The Court concluded that the conditions mentioned in Sections 437 and 439 of Cr.P.C cannot be read into the provisions of Section 438. It observed: "We do not see why the provisions of Section 438 should be suspected as containing something volatile or incendiary, which needs to be handled with the greatest care and caution imaginable. A wise exercise of judicial power inevitably takes care of the evil consequences which are likely to flow out of its intemperate use. Every kind of judicial discretion, whatever may be the nature of the matter in regard to which it is required to be exercised, has to be used with due care and caution. In fact, an awareness of the context in which the discretion is required to be exercised and of the reasonably foreseeable consequences of its use, is the hall mark of a prudent exercise of judicial discretion. One ought not to make a bugbear of the power to grant anticipatory bail."

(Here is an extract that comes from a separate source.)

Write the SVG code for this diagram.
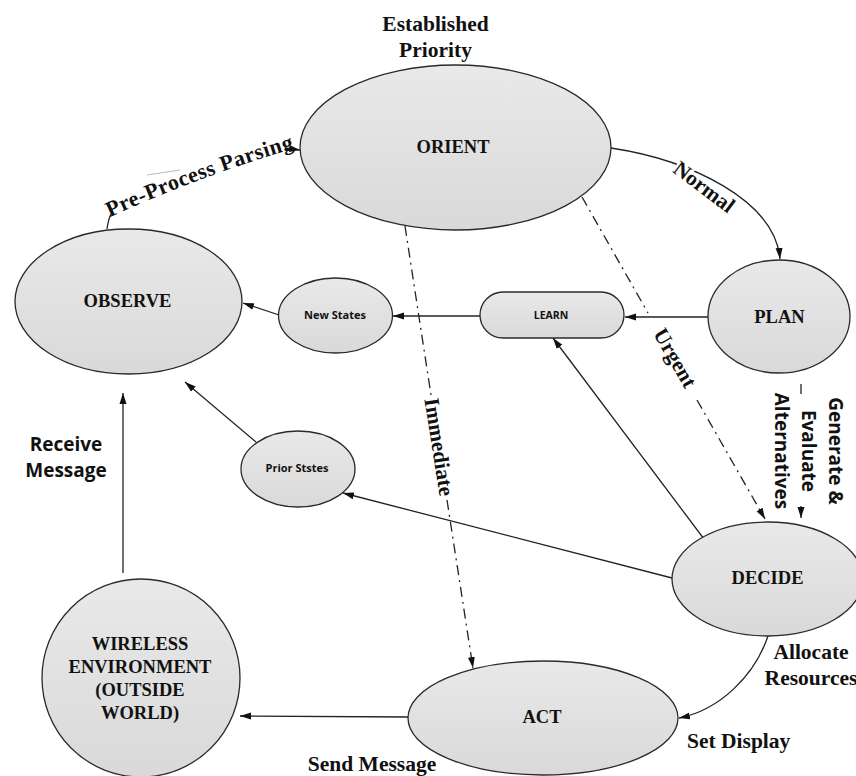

The Court observed that the filing of a First Information Report (F.I.R.) is not a condition precedent to the exercise of the power under Section 438. The imminence of a likely arrest founded on a reasonable belief can be shown to exist even if an F.I.R. is not yet filed. The anticipatory bail can be granted even after an F.I.R. is filed, so long as the applicant has not been arrested. An order of bail be passed under that section without notice to the public prosecutor. But notice should issue to the public prosecutor or the Government Advocate forthwith and the question of bail should be re-examined in the light of the respective contentions of the parties. The operation of an order passed under Section 438(1) need not necessarily be limited in point of time.The normal role should be not to limit the operation of the order in relation to a period of time.